Não existe política de valorização do professor neste país, com exceção do estado do Maranhão, que paga e valoriza o educador. Aqui em Minas Gerais nem o piso nacional do professor é comprido.
Greves e literatura em Itabira
Os professores sempre fizeram história, e não tem sido diferente aqui em Itabira. O ano de 1989 foi de efervescência política no país e também na comunidade itabirana.
A Faculdade de Ciências e Letras de Itabira (Fachi) promoveu a Semana da Literatura, uma iniciativa de seus professores. Trouxeram escritores renomados a esta urbe. Estiveram presentes Adélia Prado, Joana D’arc Torres, Branca de Paula, Oswaldo França Júnior, além de outros nomes da literatura brasileira.
Nesses encontros debateram sobre Drummond e ideias que estavam emergindo logo após a promulgação da Constituinte cidadã de 1988.
Na sequencia, os professores também se fizeram presentes na greve geral de 1989, convocada pela CUT e que culminou com a paralisação dos operários da Vale, em Itabira.
Outras greves foram deflagradas em todo o território nacional. Teve a campanha das Diretas Já para presidente da República, que não foi vitoriosa, mas mostrou a força do povo nas ruas.
Foi criado em Itabira uma sessão do Sindicato Único dos Trabalhadores do Ensino de Minas Gerais (SindiUTE-MG), que havia surgido no estado em 1979, no primeiro Congresso dos Educadores de Minas Gerais.
Esse congresso reuniu cerca de 500 delegados de 71 cidades mineiras na Faculdade de Direito, em Belo Horizonte, tendo sido um marco histórico no movimento sindical mineiro e brasileiro.
Como resultado da luta de trabalhadores que se mobilizaram nas escolas por melhores condições de vida e trabalho, veio a greve geral de 1989, da qual os professores de Itabira participaram ativamente.
Após os primeiros cinco dias de greve, uma assembleia é realizada com mais de 10 mil trabalhadores em educação da capital e do interior, no pátio da Assembleia Legislativa de Minas Gerais.
Mobilização e repressão
Paulino Cícero, então secretário de Estado da Educação, saiu dizendo que não reconhecia a greve por se tratar de “movimento anônimo e sem rosto”. Um episódio emblemático: durante concentração na Praça da Liberdade, policiais, a mando do governador, recebem os trabalhadores com jatos d’água, gás lacrimogêneo, cães e cassetetes.
Foi dura a repressão, mas os professores não esmoreceram. No final foram 41 dias de greve, com adesão de 420 cidades mineiras. Foram obtidas conquistas importantes, mas o grande saldo foi a organização dos professores e demais trabalhadores da educação, no ano em que se comemorou os dez anos da fundação da UTE.

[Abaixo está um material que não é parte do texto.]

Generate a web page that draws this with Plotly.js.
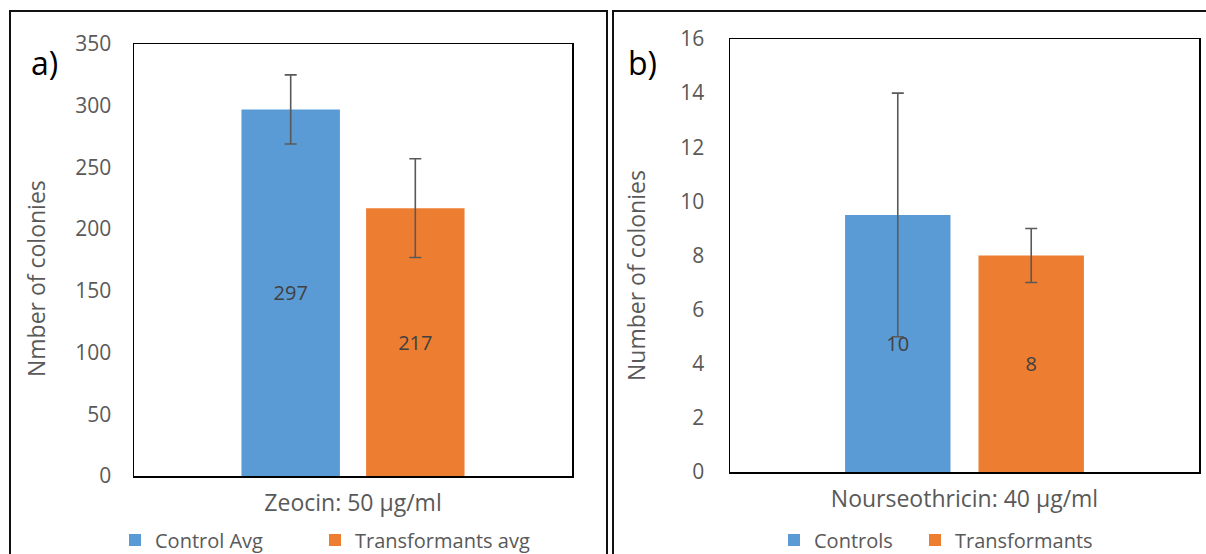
<!DOCTYPE html>
<html>
<head>
<meta charset="utf-8">
<script src="https://cdn.plot.ly/plotly-3.0.1.min.js"></script>
<style>html,body{margin:0;padding:0;background:#fff;}#chart{width:1206px;height:554px;}</style>
</head>
<body>
<div id="chart"></div>
<script>
// ---- Data ----
const zeoCategory = ['Zeocin: 50 µg/ml'];
const zeoSeries = ['Control Avg', 'Transformants avg'];
const zeoValues = [297, 217];
const zeoErrors = [28, 40];
const zeoLabels = ['297', '217'];
const zeoTicks = [0, 50, 100, 150, 200, 250, 300, 350];
const zeoTitle = 'Nmber of colonies';

const nouCategory = ['Nourseothricin: 40 µg/ml'];
const nouSeries = ['Controls', 'Transformants'];
const nouValues = [9.5, 8];
const nouErrors = [4.5, 1];
const nouLabels = ['10', '8'];
const nouTicks = [0, 2, 4, 6, 8, 10, 12, 14, 16];
const nouTitle = 'Number of colonies';

const colors = ['#5B9BD5', '#ED7D31'];

// ---- Geometry helpers (pixels -> paper) ----
const W = 1206, H = 554;
const px = v => v / W;
const py = v => (H - v) / H;

const FONT = '"Open Sans", Lato, sans-serif';
const GREY = '#595959';

function mkTrace(cat, name, val, err, lab, color, xa, ya, leg) {
  return {
    type: 'bar', x: cat, y: [val], name: name,
    text: [lab], textposition: 'inside', insidetextanchor: 'middle',
    textangle: 0, insidetextfont: {family: FONT, size: 20, color: '#404040'},
    marker: {color: color, line: {width: 0}},
    error_y: {type: 'data', array: [err], visible: true, color: GREY, thickness: 1.6, width: 6},
    xaxis: xa, yaxis: ya, legend: leg, hoverinfo: 'skip', cliponaxis: false
  };
}

const data = [
  mkTrace(zeoCategory, zeoSeries[0], zeoValues[0], zeoErrors[0], zeoLabels[0], colors[0], 'x', 'y', 'legend'),
  mkTrace(zeoCategory, zeoSeries[1], zeoValues[1], zeoErrors[1], zeoLabels[1], colors[1], 'x', 'y', 'legend2'),
  mkTrace(nouCategory, nouSeries[0], nouValues[0], nouErrors[0], nouLabels[0], colors[0], 'x2', 'y2', 'legend3'),
  mkTrace(nouCategory, nouSeries[1], nouValues[1], nouErrors[1], nouLabels[1], colors[1], 'x2', 'y2', 'legend4')
];

const axisCommon = {
  showgrid: false, zeroline: false, showline: true, mirror: true,
  linecolor: '#000', linewidth: 1.5, ticks: '', fixedrange: true, automargin: false
};

function mkLegend(xPix) {
  return {
    orientation: 'h', x: px(xPix), xanchor: 'left', y: py(540), yanchor: 'middle',
    font: {family: FONT, size: 20, color: GREY}, bgcolor: 'rgba(0,0,0,0)',
    itemclick: false, itemdoubleclick: false
  };
}

const layout = {
  width: W, height: H,
  margin: {l: 0, r: 0, t: 0, b: 0, autoexpand: false},
  paper_bgcolor: '#fff', plot_bgcolor: '#fff',
  font: {family: FONT, color: GREY},
  barmode: 'group', bargap: 0.431, bargroupgap: 0.21,
  showlegend: true,
  xaxis: Object.assign({}, axisCommon, {
    domain: [px(134), px(572)], anchor: 'y', type: 'category',
    tickfont: {family: FONT, size: 23, color: GREY}, ticklabelstandoff: 6
  }),
  yaxis: Object.assign({}, axisCommon, {
    domain: [py(476), py(44)], anchor: 'x', range: [0, 350],
    tickvals: zeoTicks, ticktext: zeoTicks.map(String),
    tickfont: {family: FONT, size: 21, color: GREY}, ticklabelstandoff: 17
  }),
  xaxis2: Object.assign({}, axisCommon, {
    domain: [px(730), px(1199)], anchor: 'y2', type: 'category',
    tickfont: {family: FONT, size: 23, color: GREY}, ticklabelstandoff: 6
  }),
  yaxis2: Object.assign({}, axisCommon, {
    domain: [py(472), py(39)], anchor: 'x2', range: [0, 16],
    tickvals: nouTicks, ticktext: nouTicks.map(String),
    tickfont: {family: FONT, size: 21, color: GREY}, ticklabelstandoff: 20
  }),
  legend: mkLegend(115),
  legend2: mkLegend(315),
  legend3: mkLegend(774),
  legend4: mkLegend(915),
  shapes: [
    {type: 'rect', xref: 'paper', yref: 'paper', x0: px(10), x1: px(607), y0: -0.05, y1: py(11),
     line: {color: '#111', width: 2}},
    {type: 'rect', xref: 'paper', yref: 'paper', x0: px(613), x1: 1.05, y0: -0.05, y1: py(11),
     line: {color: '#111', width: 2}}
  ],
  annotations: [
    {xref: 'paper', yref: 'paper', x: px(44), y: py(62), text: 'a)', showarrow: false,
     font: {family: FONT, size: 32, color: '#000'}, xanchor: 'center', yanchor: 'middle'},
    {xref: 'paper', yref: 'paper', x: px(642), y: py(62), text: 'b)', showarrow: false,
     font: {family: FONT, size: 32, color: '#000'}, xanchor: 'center', yanchor: 'middle'},
    {xref: 'paper', yref: 'paper', x: px(36), y: py(279), text: zeoTitle, showarrow: false, textangle: -90,
     font: {family: FONT, size: 23, color: GREY}, xanchor: 'center', yanchor: 'middle'},
    {xref: 'paper', yref: 'paper', x: px(636), y: py(276), text: nouTitle, showarrow: false, textangle: -90,
     font: {family: FONT, size: 23, color: GREY}, xanchor: 'center', yanchor: 'middle'}
  ]
};

Plotly.newPlot('chart', data, layout, {staticPlot: true, displayModeBar: false});
</script>
</body>
</html>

O governo se viu obrigado a ceder e concede reajuste mínimo de 121% para os auxiliares de serviços gerais e reajustes entre 57% a 207% para o quadro permanente; 35% para professores em abril; 41% em maio e 10% de pó de giz.

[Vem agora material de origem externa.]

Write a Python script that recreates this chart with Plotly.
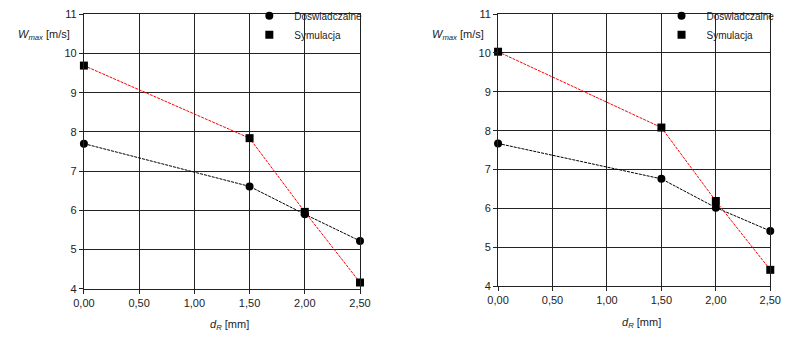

Com isso, naquela conjuntura de inflação galopante, parte das perdas salariais são recompostas. E 7 mil auxiliares de serviços gerais são readmitidos.

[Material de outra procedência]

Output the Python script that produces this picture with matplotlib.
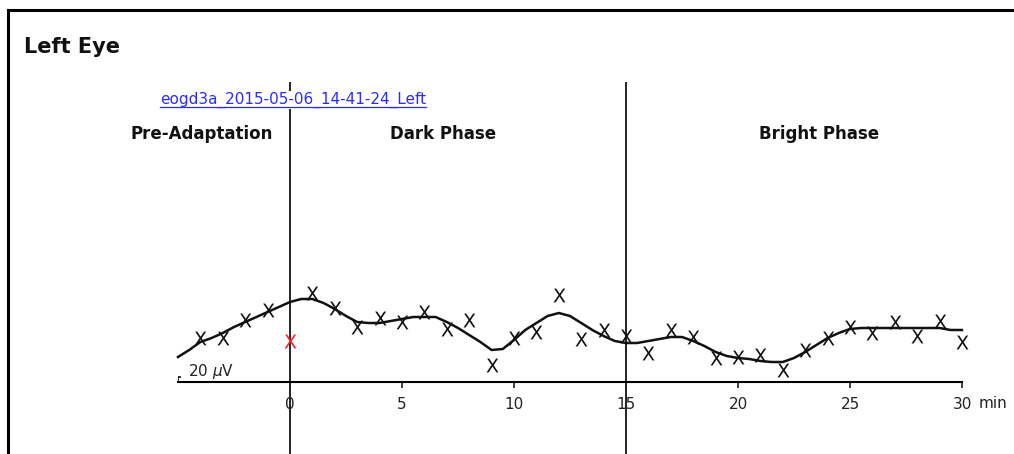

No mesmo ano, o professor Paulo Freire é o convidado de honra para uma palestra, seguida de debate, no Minas Centro, com a presença de cerca de 2 mil trabalhadores do ensino. No mesmo ano é realizado o 12º Congresso da UTE, em Montes Claros, no período de 13 a 16 de setembro.
Foi um período de muita luta e mobilização dos trabalhadores. Enquanto isso, na presente conjuntura, o Congresso Nacional na calada da noite decretou o fim da CLT.
E como o trabalhador ainda empregado, e os desempregados que engrossam o exército de mão de obra de reserva, nada ou quase nada podem fazer, mais perdas certamente virão com o advento desse nada novo e nem admirável mundo que virá no pós-pandemia.
Em nome da recuperação da economia, certamente virão mais cortes de direitos e postos de trabalho. E o salário que já é ínfimo, será cada vez mais aviltado, com menos professores em sala de aula. Quem viver, verá.